Search the records for "with" and copy each line that holds it.

↓

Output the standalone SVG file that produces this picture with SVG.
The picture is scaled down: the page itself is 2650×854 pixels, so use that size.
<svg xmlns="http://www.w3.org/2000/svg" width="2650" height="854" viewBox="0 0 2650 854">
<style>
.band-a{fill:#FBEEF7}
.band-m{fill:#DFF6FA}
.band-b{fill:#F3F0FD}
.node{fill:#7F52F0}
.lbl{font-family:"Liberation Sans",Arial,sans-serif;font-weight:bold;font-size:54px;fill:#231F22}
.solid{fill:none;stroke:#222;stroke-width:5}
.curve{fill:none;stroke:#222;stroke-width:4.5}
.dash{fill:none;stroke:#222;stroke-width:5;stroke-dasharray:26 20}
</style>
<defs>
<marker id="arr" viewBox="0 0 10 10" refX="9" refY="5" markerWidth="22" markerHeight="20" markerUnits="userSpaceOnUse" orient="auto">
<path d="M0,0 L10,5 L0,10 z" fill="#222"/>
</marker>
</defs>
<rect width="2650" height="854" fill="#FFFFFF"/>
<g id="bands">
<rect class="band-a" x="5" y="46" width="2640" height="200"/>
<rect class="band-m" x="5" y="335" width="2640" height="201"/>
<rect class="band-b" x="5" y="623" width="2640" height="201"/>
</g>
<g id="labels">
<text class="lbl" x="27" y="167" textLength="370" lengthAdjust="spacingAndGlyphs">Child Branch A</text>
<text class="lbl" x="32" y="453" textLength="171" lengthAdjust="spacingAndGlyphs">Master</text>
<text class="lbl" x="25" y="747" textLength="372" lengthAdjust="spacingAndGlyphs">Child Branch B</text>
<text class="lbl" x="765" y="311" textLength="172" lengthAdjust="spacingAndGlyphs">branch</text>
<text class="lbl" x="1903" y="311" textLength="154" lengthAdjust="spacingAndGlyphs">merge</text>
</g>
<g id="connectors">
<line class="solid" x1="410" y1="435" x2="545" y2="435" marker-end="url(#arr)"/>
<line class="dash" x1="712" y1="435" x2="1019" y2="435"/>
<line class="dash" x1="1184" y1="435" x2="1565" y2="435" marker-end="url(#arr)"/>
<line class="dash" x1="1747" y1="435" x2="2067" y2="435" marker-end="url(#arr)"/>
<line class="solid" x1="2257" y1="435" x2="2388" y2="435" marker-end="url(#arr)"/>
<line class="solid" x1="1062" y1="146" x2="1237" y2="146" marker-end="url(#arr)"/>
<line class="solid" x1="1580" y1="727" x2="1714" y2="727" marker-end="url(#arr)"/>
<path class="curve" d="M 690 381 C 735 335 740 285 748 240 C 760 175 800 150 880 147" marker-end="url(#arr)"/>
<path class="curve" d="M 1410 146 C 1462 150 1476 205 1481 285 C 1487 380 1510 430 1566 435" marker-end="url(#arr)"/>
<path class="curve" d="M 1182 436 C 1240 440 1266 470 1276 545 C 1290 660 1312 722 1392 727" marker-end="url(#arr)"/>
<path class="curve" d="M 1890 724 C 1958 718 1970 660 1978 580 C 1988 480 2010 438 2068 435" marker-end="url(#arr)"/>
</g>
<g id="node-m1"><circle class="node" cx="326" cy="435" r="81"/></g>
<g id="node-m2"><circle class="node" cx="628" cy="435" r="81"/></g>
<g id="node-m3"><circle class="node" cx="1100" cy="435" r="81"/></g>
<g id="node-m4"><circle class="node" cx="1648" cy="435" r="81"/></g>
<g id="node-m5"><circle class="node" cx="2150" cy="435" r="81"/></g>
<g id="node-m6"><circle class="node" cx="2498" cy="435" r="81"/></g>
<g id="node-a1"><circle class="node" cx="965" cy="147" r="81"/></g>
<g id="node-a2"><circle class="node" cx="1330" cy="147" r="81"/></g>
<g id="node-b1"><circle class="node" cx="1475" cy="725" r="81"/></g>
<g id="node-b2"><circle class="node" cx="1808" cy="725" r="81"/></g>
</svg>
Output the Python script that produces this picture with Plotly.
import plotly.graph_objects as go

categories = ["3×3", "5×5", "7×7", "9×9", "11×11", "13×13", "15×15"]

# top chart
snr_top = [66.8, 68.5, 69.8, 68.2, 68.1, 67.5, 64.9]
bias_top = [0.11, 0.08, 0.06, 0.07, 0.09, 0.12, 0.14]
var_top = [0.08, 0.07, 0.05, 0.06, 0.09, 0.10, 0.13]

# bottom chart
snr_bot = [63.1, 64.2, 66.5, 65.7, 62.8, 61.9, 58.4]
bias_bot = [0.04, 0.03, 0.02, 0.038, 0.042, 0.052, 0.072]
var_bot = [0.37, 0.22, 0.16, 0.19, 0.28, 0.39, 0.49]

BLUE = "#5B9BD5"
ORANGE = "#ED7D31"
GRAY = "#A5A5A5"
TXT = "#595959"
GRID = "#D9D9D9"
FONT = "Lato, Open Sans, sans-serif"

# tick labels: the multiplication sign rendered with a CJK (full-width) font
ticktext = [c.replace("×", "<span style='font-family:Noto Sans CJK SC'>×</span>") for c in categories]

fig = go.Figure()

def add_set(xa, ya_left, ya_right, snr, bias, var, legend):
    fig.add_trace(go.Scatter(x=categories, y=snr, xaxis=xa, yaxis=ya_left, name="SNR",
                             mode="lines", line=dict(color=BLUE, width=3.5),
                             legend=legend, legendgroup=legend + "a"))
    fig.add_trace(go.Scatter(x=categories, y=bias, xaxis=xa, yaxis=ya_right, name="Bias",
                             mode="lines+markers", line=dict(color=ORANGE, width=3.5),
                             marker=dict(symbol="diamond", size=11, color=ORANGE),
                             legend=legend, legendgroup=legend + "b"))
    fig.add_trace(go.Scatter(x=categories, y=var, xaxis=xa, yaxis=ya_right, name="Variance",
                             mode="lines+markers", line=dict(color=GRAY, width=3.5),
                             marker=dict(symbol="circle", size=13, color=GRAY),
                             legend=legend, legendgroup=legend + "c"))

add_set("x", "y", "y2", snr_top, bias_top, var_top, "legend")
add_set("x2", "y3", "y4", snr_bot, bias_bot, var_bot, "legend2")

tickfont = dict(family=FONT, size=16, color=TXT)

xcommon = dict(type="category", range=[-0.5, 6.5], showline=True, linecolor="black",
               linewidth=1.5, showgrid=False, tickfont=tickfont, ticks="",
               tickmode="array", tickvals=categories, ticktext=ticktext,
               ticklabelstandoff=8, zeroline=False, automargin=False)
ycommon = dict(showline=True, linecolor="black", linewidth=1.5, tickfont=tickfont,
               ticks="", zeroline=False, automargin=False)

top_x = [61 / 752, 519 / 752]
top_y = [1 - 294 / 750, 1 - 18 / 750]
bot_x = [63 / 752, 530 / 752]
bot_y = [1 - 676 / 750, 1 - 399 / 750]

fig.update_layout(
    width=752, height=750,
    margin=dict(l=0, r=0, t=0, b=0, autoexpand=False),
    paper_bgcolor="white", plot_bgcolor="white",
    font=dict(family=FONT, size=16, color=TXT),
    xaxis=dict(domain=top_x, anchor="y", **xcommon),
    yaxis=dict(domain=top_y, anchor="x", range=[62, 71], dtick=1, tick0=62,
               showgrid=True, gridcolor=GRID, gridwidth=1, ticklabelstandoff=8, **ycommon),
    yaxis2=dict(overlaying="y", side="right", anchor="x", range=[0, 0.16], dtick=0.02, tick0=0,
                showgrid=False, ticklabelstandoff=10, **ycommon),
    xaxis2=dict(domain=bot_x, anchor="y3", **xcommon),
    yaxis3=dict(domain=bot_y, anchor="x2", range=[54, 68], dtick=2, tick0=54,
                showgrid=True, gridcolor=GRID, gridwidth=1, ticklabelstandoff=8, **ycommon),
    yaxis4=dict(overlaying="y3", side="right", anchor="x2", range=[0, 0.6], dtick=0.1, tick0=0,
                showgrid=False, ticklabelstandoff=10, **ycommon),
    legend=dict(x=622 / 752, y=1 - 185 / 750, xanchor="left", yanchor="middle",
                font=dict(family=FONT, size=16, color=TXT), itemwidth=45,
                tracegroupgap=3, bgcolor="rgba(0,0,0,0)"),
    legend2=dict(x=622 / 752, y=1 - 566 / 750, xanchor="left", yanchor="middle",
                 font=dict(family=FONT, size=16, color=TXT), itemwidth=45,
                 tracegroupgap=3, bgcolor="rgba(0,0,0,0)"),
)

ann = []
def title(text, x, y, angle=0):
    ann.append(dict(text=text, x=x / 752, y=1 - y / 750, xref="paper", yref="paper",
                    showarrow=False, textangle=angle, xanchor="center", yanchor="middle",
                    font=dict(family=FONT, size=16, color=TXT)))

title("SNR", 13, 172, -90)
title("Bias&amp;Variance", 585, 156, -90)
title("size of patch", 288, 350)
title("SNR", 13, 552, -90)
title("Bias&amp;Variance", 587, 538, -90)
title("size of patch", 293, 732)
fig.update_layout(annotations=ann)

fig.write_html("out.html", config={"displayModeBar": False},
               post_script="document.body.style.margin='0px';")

↑

(Answer for the task):
Output the standalone SVG file that produces this picture with SVG.
Output the Python script that produces this picture with Plotly.
# tick labels: the multiplication sign rendered with a CJK (full-width) font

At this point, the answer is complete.